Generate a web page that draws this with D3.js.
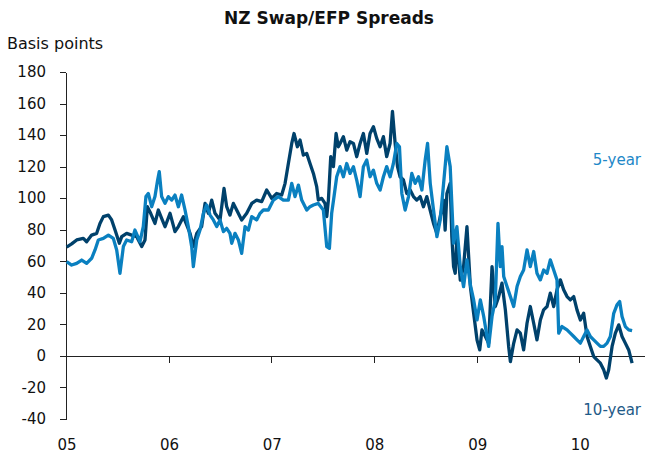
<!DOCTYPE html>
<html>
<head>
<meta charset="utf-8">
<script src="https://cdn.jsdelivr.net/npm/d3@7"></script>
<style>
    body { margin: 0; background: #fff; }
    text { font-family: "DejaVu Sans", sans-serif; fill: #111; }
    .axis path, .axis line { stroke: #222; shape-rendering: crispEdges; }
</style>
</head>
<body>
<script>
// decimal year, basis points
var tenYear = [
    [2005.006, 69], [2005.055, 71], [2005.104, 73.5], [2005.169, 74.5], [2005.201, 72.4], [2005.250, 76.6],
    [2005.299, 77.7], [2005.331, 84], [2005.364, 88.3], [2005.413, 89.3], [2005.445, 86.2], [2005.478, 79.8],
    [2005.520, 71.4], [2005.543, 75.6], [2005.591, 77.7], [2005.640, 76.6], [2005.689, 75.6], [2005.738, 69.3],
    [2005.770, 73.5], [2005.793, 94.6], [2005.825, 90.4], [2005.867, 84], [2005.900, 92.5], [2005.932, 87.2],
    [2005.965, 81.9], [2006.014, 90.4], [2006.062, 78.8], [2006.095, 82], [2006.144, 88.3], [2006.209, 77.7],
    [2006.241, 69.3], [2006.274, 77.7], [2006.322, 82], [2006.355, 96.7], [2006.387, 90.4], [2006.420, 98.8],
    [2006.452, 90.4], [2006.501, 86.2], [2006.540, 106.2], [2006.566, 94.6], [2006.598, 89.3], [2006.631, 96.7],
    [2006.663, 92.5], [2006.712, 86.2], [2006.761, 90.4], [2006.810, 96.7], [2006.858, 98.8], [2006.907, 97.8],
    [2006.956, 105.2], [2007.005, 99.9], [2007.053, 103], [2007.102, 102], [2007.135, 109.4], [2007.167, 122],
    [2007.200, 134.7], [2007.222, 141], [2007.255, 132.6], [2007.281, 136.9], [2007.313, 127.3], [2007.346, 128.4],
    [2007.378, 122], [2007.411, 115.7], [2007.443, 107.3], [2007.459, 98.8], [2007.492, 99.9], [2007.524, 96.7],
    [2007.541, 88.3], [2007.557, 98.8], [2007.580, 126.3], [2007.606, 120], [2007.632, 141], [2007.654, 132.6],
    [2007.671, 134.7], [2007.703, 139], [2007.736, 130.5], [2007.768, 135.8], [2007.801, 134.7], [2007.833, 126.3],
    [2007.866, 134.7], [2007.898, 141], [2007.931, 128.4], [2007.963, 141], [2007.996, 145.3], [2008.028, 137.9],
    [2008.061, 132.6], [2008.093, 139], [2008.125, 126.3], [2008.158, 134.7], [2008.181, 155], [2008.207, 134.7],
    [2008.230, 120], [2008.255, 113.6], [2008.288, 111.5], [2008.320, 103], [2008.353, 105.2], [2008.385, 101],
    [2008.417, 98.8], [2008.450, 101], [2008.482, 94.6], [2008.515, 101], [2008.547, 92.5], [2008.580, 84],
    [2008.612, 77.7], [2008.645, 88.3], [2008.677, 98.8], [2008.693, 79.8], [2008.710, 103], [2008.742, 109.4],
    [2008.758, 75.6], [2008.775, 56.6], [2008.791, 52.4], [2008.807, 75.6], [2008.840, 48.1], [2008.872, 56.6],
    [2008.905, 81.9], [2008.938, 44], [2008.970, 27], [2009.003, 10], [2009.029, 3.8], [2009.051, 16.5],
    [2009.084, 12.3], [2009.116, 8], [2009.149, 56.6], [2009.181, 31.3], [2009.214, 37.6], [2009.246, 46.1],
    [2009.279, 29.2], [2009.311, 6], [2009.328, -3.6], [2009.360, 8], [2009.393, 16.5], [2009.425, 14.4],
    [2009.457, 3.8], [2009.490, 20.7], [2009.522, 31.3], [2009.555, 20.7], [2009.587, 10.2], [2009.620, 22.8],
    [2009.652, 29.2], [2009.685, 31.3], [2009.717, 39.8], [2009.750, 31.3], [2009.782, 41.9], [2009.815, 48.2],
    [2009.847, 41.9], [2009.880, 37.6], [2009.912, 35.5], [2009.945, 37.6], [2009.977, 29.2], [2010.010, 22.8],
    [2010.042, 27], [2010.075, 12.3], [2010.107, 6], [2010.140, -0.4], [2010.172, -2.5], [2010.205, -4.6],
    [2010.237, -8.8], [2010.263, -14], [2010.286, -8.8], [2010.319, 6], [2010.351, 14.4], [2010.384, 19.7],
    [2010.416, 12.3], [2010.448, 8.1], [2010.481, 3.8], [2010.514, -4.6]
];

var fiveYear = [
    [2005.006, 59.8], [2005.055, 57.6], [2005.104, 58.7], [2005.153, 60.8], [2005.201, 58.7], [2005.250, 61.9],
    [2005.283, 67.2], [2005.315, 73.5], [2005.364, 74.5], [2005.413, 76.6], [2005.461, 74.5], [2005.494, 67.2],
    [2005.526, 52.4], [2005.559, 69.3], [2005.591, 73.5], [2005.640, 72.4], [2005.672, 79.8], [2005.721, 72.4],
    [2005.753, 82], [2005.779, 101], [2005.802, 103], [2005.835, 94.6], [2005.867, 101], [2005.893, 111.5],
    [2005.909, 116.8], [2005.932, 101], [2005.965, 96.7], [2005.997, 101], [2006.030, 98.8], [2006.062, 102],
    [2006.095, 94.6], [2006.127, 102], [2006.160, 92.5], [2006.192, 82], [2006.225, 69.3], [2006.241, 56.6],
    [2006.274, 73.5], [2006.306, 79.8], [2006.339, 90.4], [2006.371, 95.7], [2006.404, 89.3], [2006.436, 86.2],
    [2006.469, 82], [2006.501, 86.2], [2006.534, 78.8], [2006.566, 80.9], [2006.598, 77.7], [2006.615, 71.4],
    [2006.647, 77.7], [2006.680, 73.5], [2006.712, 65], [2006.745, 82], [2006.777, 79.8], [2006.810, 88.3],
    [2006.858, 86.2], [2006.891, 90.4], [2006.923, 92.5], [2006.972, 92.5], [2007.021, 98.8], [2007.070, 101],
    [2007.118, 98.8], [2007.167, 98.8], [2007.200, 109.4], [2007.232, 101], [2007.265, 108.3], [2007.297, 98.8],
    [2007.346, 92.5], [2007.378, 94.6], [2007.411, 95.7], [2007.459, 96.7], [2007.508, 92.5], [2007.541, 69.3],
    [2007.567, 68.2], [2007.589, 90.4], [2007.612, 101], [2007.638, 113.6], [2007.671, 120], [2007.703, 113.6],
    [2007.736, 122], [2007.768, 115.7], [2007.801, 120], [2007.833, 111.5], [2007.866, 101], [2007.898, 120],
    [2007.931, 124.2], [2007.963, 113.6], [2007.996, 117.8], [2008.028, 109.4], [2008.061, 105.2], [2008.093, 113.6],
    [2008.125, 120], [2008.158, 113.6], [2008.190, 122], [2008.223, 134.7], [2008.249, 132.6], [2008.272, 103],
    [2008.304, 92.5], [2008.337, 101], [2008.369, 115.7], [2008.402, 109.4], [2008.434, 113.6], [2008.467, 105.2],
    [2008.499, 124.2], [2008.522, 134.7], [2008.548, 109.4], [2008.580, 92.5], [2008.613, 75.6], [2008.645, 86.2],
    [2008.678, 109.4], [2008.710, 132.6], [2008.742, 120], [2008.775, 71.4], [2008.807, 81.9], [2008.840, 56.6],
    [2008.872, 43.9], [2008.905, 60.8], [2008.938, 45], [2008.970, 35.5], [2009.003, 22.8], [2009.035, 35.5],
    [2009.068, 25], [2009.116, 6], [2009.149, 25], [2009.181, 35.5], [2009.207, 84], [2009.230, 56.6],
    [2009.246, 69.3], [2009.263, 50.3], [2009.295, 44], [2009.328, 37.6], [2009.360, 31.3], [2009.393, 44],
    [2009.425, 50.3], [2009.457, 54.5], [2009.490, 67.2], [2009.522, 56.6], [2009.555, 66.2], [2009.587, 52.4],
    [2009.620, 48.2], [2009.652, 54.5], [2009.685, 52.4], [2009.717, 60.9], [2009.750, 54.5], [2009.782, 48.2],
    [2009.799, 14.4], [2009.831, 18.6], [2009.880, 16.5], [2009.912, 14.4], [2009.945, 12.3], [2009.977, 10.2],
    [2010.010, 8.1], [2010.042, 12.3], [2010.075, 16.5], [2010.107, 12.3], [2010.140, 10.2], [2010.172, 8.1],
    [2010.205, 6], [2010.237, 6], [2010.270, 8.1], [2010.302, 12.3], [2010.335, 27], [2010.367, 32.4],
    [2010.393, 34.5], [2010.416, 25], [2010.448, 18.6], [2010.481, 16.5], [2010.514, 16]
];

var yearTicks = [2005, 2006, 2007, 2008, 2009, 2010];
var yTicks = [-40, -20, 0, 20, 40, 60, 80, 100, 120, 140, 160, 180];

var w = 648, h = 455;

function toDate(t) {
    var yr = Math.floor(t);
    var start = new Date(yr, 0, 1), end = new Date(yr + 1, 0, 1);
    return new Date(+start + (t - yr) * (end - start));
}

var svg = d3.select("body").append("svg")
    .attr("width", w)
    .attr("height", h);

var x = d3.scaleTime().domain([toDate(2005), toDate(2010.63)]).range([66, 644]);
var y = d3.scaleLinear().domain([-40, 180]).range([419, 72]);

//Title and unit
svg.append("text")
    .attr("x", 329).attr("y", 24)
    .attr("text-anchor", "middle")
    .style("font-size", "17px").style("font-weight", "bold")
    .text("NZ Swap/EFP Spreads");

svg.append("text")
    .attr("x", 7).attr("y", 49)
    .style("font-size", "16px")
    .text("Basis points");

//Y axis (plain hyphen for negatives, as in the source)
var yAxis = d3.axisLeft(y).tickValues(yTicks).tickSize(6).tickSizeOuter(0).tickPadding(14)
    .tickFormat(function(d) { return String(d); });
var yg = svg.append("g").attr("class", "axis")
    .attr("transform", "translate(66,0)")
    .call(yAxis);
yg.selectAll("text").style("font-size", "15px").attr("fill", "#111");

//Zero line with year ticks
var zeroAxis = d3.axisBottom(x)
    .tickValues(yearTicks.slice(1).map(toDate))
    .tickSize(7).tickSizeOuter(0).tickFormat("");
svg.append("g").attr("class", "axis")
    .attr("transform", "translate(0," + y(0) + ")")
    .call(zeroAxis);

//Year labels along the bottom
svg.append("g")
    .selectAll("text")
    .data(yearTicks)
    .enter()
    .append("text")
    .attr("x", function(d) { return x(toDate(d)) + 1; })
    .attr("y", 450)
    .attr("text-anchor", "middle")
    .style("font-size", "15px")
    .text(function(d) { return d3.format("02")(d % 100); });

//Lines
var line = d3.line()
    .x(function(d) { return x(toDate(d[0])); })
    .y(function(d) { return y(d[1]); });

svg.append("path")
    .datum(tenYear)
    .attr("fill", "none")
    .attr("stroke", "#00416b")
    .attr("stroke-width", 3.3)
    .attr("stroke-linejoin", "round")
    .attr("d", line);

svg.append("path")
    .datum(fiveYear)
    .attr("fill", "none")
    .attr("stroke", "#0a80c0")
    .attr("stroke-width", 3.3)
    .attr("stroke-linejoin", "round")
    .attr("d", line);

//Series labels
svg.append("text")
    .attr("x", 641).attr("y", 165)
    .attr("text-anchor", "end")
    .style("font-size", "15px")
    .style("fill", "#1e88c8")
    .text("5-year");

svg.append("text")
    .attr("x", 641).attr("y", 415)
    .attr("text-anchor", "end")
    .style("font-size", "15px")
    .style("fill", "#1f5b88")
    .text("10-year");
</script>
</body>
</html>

==================================================

GOAL
Search the data for the word "with" and copy each line where it appears.

TASK OUTPUT
Generate a web page that draws this with D3.js.
//Zero line with year ticks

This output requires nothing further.